Speaking of a separate terror attack in
California in December, where 14 people were
killed, Trump said:

“Interestingly, the community, the Muslim
community, the community where this maniac
lived and where others lived — as an example,
in San Bernardino, they found bombs all over
the apartments and all over the floors. Many
people saw that.”

He added: “They don’t report these people. The
people know who the bad apples are, where
the bad seeds are, and they don’t report them.
There’s very little reporting of people like this.”

Mateen, who killed 49 people and injured 50
others in his shooting spree at the Orlando
nightclub, the deadliest shooting in U.S. history,
reportedly worshiped at the Fort Pierce Islamic
Center in Florida. The MailOnline pointed out that in 2014, another one of its former
members, Moner-Muhammad Abu Salha,
carried out a suicide bombing in Syria, making
him one of first American citizens to be linked
to mass terror overseas.

Still, Fort Pierce Imam Syed Shafeeq Rahman
insisted there is no link between the teachings
at his mosque, and the terror acts such men
have carried out.

“This is a coincidence. There is no teaching
given about extremism in this mosque.

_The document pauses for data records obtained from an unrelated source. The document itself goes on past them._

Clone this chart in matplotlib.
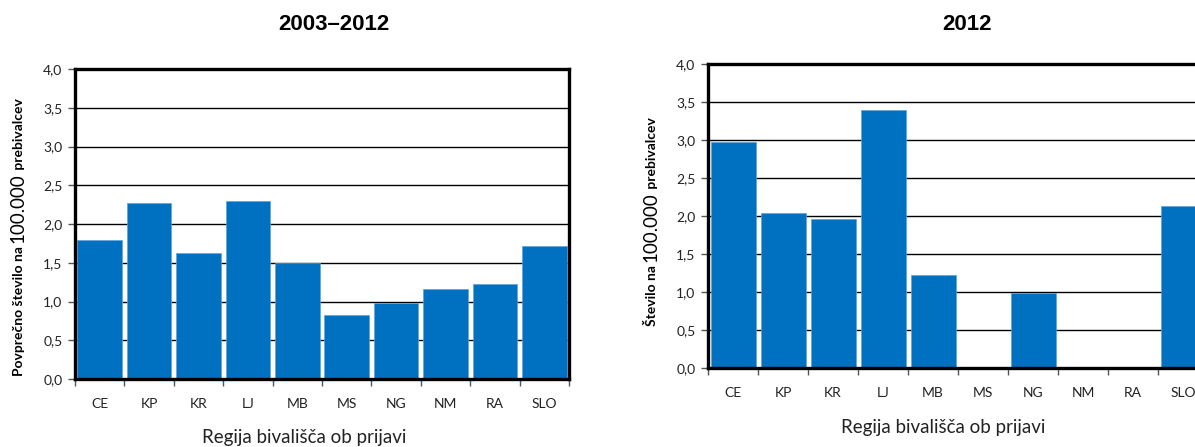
import matplotlib
matplotlib.use("Agg")
import matplotlib.pyplot as plt
import numpy as np

regions = ["CE", "KP", "KR", "LJ", "MB", "MS", "NG", "NM", "RA", "SLO"]
avg_2003_2012 = [1.79, 2.27, 1.63, 2.30, 1.50, 0.82, 0.98, 1.16, 1.22, 1.71]
rate_2012 = [2.97, 2.04, 1.96, 3.40, 1.23, 0.0, 0.99, 0.0, 0.0, 2.13]
yticks = [0.0, 0.5, 1.0, 1.5, 2.0, 2.5, 3.0, 3.5, 4.0]

BLUE = "#0070c0"
TXT = "#222222"
FONT = ["Lato", "DejaVu Sans"]

fig = plt.figure(figsize=(11.95, 4.47), dpi=100)


def bar_panel(rect, values):
    ax = fig.add_axes(rect)
    x = np.arange(len(values))
    ax.set_axisbelow(True)
    ax.bar(x, values, width=0.9, color=BLUE, edgecolor="#5fa3dd", linewidth=0.5, zorder=2)
    ax.set_xlim(-0.5, len(values) - 0.5)
    ax.set_ylim(0, 4)
    ax.set_yticks(yticks)
    ax.set_yticklabels([f"{v:.1f}".replace(".", ",") for v in yticks],
                       family=FONT, fontsize=10, color=TXT)
    ax.yaxis.grid(True, color="black", linewidth=1.0)
    # category labels sit between the boundary ticks
    ax.set_xticks(x)
    ax.set_xticklabels(regions, family=FONT, fontsize=10, color=TXT)
    ax.tick_params(axis="x", length=0, pad=14)
    ax.set_xticks(np.arange(len(values) + 1) - 0.5, minor=True)
    ax.tick_params(axis="x", which="minor", length=5, color="#555555", width=1)
    ax.tick_params(axis="y", length=5, color="#555555", width=1, pad=4)
    for s in ax.spines.values():
        s.set_linewidth(2.4)
        s.set_color("black")
    return ax


ax1 = bar_panel([75 / 1195, 68 / 447, 494 / 1195, 310 / 447], avg_2003_2012)
ax2 = bar_panel([708 / 1195, 79 / 447, 500 / 1195, 304 / 447], rate_2012)

fig.text(334 / 1195, 1 - 25 / 447, "2003–2012", ha="center", va="center",
         family="Liberation Sans", weight="bold", fontsize=16)
fig.text(967 / 1195, 1 - 25 / 447, "2012", ha="center", va="center",
         family="Liberation Sans", weight="bold", fontsize=16)

fig.text(304 / 1195, 1 - 437 / 447, "Regija bivališča ob prijavi", ha="center",
         va="center", family=FONT, fontsize=13.5, color=TXT)
fig.text(943 / 1195, 1 - 428 / 447, "Regija bivališča ob prijavi", ha="center",
         va="center", family=FONT, fontsize=13.5, color=TXT)


def mixed_ylabel(x_px, y_px, parts):
    # rotated label built from pieces of different size/weight, stacked upward
    fig.canvas.draw()
    r = fig.canvas.get_renderer()
    y = y_px
    for text, size, weight in parts:
        t = fig.text(x_px / 1195, 1 - y / 447, text, rotation=90,
                     rotation_mode="anchor", ha="left", va="baseline",
                     family=FONT, fontsize=size, weight=weight, color="black")
        bb = t.get_window_extent(renderer=r)
        y -= bb.height


mixed_ylabel(23, 376, [("Povprečno število na ", 10, "bold"),
                       ("100.000", 13.5, "normal"),
                       (" prebivalcev", 10, "bold")])
mixed_ylabel(656, 326, [("Število na ", 10, "bold"),
                        ("100.000", 13.5, "normal"),
                        (" prebivalcev", 10, "bold")])

fig.savefig("out.png", dpi=100)
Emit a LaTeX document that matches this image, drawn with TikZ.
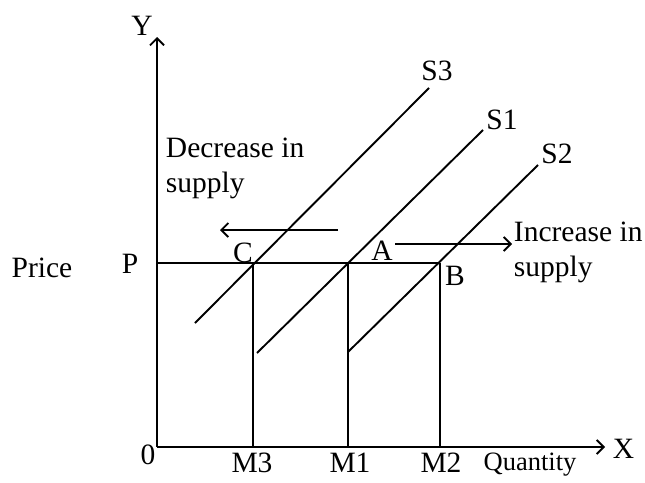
\documentclass[tikz,border=0pt]{standalone}
\usepackage{fontspec}
\setmainfont{Liberation Serif}
\usetikzlibrary{arrows.meta}
\begin{document}
\begin{tikzpicture}[x=1pt,y=-1pt, line width=1.9pt,
  lbl/.style={font=\fontsize{29.5}{34}\selectfont, inner sep=0pt},
  small/.style={font=\fontsize{26.5}{30}\selectfont, inner sep=0pt},
  tip/.style={-{Straight Barb[length=7pt,width=14pt,line width=1.8pt]}}]
\useasboundingbox (0,0) rectangle (645,482);
% key points
\coordinate (O) at (157,447);
\coordinate (Ytop) at (157,37);
\coordinate (Xend) at (605,447);
\coordinate (Pax) at (157,263);
\coordinate (C) at (253,263);
\coordinate (A) at (348,263);
\coordinate (B) at (440,263);
\coordinate (M3) at (253,447);
\coordinate (M1) at (348,447);
\coordinate (M2) at (440,447);
\coordinate (S3lo) at (195,323);
\coordinate (S3hi) at (429,88);
\coordinate (S1lo) at (257,353);
\coordinate (S1hi) at (483,130);
\coordinate (S2lo) at (348,352);
\coordinate (S2hi) at (538,165);
\coordinate (dec1) at (338,230);
\coordinate (dec2) at (220,230);
\coordinate (inc1) at (395,244);
\coordinate (inc2) at (512,244);
% axes
\draw[tip] (O) -- (Ytop);
\draw[tip] (O) -- (Xend);
% price line and verticals
\draw (Pax) -- (B);
\draw (C) -- (M3);
\draw (A) -- (M1);
\draw (B) -- (M2);
% supply curves
\draw (S3lo) -- (S3hi);
\draw (S1lo) -- (S1hi);
\draw (S2lo) -- (S2hi);
% shift arrows
\draw[tip] (dec1) -- (dec2);
\draw[tip] (inc1) -- (inc2);
% labels
\node[lbl, anchor=base] (ylab) at (142,35) {Y};
\node[lbl, anchor=base west] (xlab) at (612,458) {X};
\node[lbl, anchor=base] (s3lab) at (437,80) {S3};
\node[lbl, anchor=base] (s1lab) at (502,129) {S1};
\node[lbl, anchor=base] (s2lab) at (557,163) {S2};
\node[lbl, anchor=base west] (dec) at (165,157) {Decrease in};
\node[lbl, anchor=base west] (dec2t) at (165,192) {supply};
\node[lbl, anchor=base west] (inc) at (513,241) {Increase in};
\node[lbl, anchor=base west] (inc2t) at (513,276) {supply};
\node[lbl, anchor=base] (clab) at (243,262) {C};
\node[lbl, anchor=base] (alab) at (382,260) {A};
\node[lbl, anchor=base] (blab) at (455,285) {B};
\node[lbl, anchor=base] (plab) at (130,273) {P};
\node[lbl, anchor=base] (price) at (42,277) {Price};
\node[lbl, anchor=base] (zero) at (148,464) {0};
\node[lbl, anchor=base] (m3lab) at (252,472) {M3};
\node[lbl, anchor=base] (m1lab) at (350,472) {M1};
\node[lbl, anchor=base] (m2lab) at (441,472) {M2};
\node[small, anchor=base] (qty) at (530,470) {Quantity};
\end{tikzpicture}
\end{document}
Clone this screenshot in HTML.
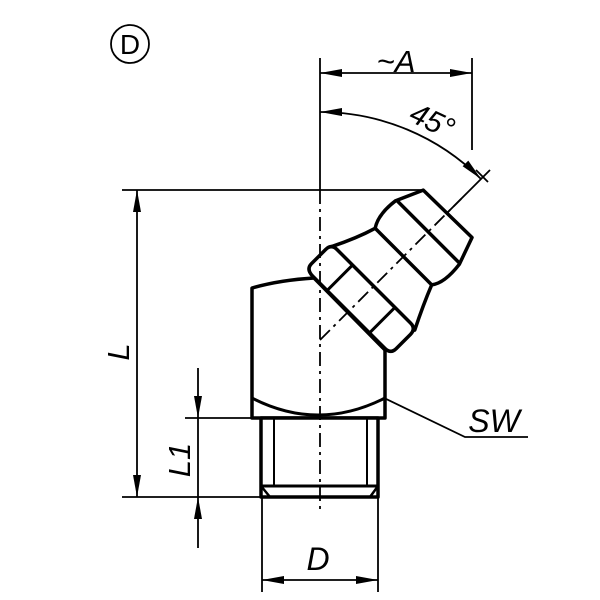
<!DOCTYPE html>
<html><head><style>html,body{margin:0;padding:0;background:#fff}svg{display:block}text{font-family:"Liberation Sans",sans-serif;font-style:italic;fill:#000}</style></head>
<body>
<svg width="600" height="600" viewBox="0 0 600 600" xmlns="http://www.w3.org/2000/svg">
<defs>
<marker id="ar" viewBox="0 0 22 8" refX="22" refY="4" markerWidth="22" markerHeight="8" markerUnits="userSpaceOnUse" orient="auto-start-reverse"><path d="M0,0 L22,4 L0,8 Z" fill="#000"/></marker>
</defs>
<circle cx="130" cy="44" r="19" fill="none" stroke="#000" stroke-width="1.8"/>
<text x="130" y="54" font-size="28" text-anchor="middle" style="font-style:normal">D</text>

<g stroke="#000" fill="none" stroke-width="1.8">
<line x1="320" y1="58" x2="320" y2="190"/>
<line x1="472" y1="58" x2="472" y2="150"/>
<line x1="122" y1="190" x2="423" y2="190"/>
<line x1="122" y1="497" x2="262" y2="497"/>
<line x1="185" y1="418" x2="252" y2="418"/>
<line x1="262" y1="497" x2="262" y2="592"/>
<line x1="378" y1="497" x2="378" y2="592"/>
<line x1="320" y1="73" x2="472" y2="73" marker-start="url(#ar)" marker-end="url(#ar)"/>
<path d="M320,112 A228,228 0 0 1 481,179" marker-start="url(#ar)" marker-end="url(#ar)"/>
<line x1="137" y1="190" x2="137" y2="497" marker-start="url(#ar)" marker-end="url(#ar)"/>
<line x1="198" y1="368" x2="198" y2="418" marker-end="url(#ar)"/>
<line x1="198" y1="418" x2="198" y2="497"/>
<line x1="198" y1="548" x2="198" y2="497" marker-end="url(#ar)"/>
<line x1="262" y1="580" x2="378" y2="580" marker-start="url(#ar)" marker-end="url(#ar)"/>
<polyline points="357,385 465,437 528,437"/>
<line x1="320" y1="340" x2="490" y2="170"/>
<line x1="476" y1="170" x2="488" y2="182"/>
</g>

<g stroke="#000" stroke-width="3.5" fill="#fff" stroke-linejoin="round">
<path d="M252,288 Q280,280 314,278 L385,350 L385,418 L252,418 Z"/>
<path d="M252,398 Q318,432 385,398" fill="none" stroke-width="3"/>
<rect x="261" y="418" width="117" height="79" fill="#fff"/>
<path d="M261,486 L270,497 L370,497 L378,486 Z" fill="none" stroke-width="2.5"/>
<line x1="274" y1="418" x2="274" y2="486" stroke-width="2"/>
<line x1="367" y1="418" x2="367" y2="486" stroke-width="2"/>
<line x1="261" y1="486" x2="378" y2="486" stroke-width="3"/>
</g>

<g transform="translate(320,340) rotate(-45)" stroke="#000" stroke-width="3.5" fill="#fff" stroke-linejoin="round">
<path d="M74,-58 Q98,-46 118,-40 Q130,-48 152,-45 L179,-33 L180,35 L152,45 Q128,48 118,40 Q98,48 74,60 Z"/>
<line x1="118" y1="-40" x2="118" y2="40"/>
<line x1="153" y1="-45" x2="153" y2="45"/>
<path d="M40,-50 Q40,-60 48,-60 L68,-60 Q76,-60 76,-52 L76,52 Q76,60 68,60 L48,60 Q40,60 40,52 Z"/>
<line x1="40" y1="-30" x2="76" y2="-30" stroke-width="3"/>
<line x1="40" y1="30" x2="76" y2="30" stroke-width="3"/>
<line x1="0" y1="0" x2="200" y2="0" stroke-width="1.8" stroke-dasharray="14,5,3,5" fill="none"/>
</g>

<line x1="320" y1="190" x2="320" y2="512" stroke="#000" stroke-width="1.8" stroke-dasharray="14,5,3,5"/>

<text x="396" y="72" font-size="31" text-anchor="middle">~A</text>
<text x="0" y="0" font-size="30" text-anchor="middle" transform="translate(428,130) rotate(25)">45°</text>
<text x="0" y="0" font-size="31" text-anchor="middle" transform="translate(129,352) rotate(-90)">L</text>
<text x="0" y="0" font-size="31" text-anchor="middle" transform="translate(190,460) rotate(-90)">L1</text>
<text x="318" y="570" font-size="32" text-anchor="middle">D</text>
<text x="494" y="432" font-size="32" text-anchor="middle">SW</text>
</svg>
</body></html>
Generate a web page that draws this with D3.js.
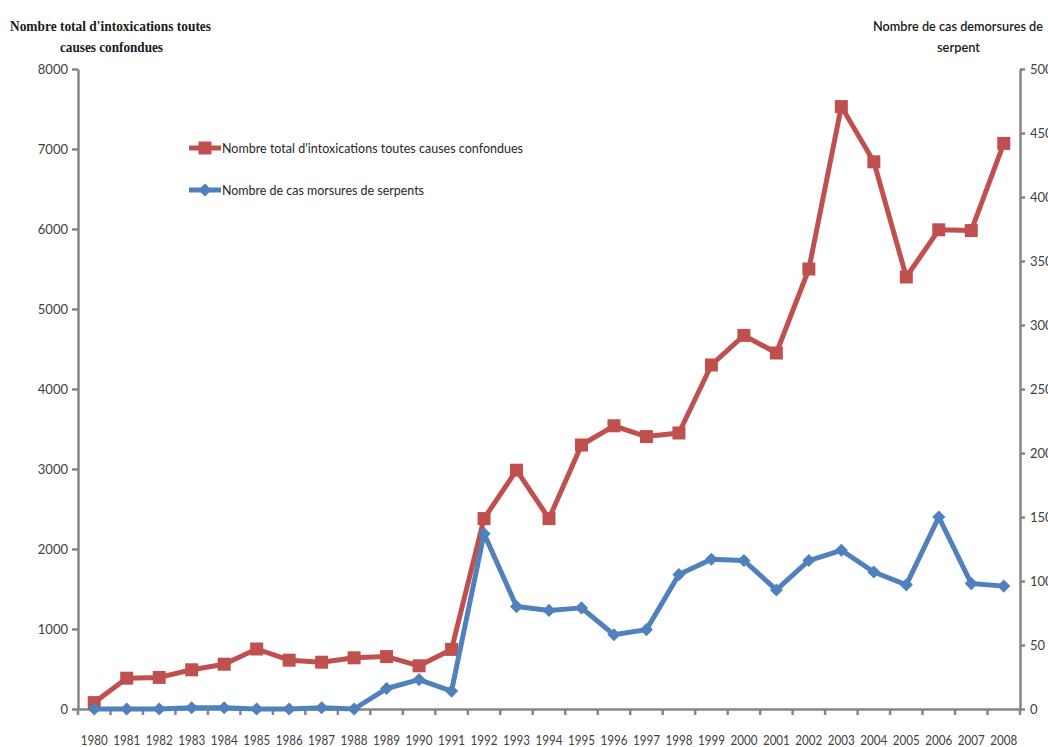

There is
nothing coming in the sermon or the
speeches,” Rahman told WPTV on Sunday.

“The mosque did not radicalize him,” the imam
added. “If something radicalized him, it might
be the internet.”

Although the Islamic State terror group in Iraq
and Syria has claimed responsibility for the
Orlando nightclub attack, U.S. authorities are
still investigating whether there was a viable
link between the terror group and Mateen
before Sunday’s rampage.

In another speech on Monday, Trump insisted that despite the gravity of the tragedy, America
is not helpless, and measures can be taken in
the future to lessens the chances of such an
attack occurring again.

“We’re not acting clearly. We’re not talking
clearly. We have problems. If we don’t get
tough and if we don’t get smart, and fast, we’re
not going to have our country anymore. There
will be nothing, absolutely nothing left,” Trump
warned.

“The killer, whose name I will not use or ever
say, was born an Afghan, of Afghan parents,
who immigrated to the United States. His father
published support for the Afghan Taliban, a
regime who murders those who don’t share
radical views. And they murder plenty. The father even said he was running for president
of Afghanistan,” he said.

“The bottom line is that the only reason the
killer was in America in the first place was
because we allowed his family to come here.
That is a fact and it’s a fact we need to talk
about. We have a dysfunctional immigration
system which does not permit us to know who we let into our country and it does that permit
us to protect our citizens properly.”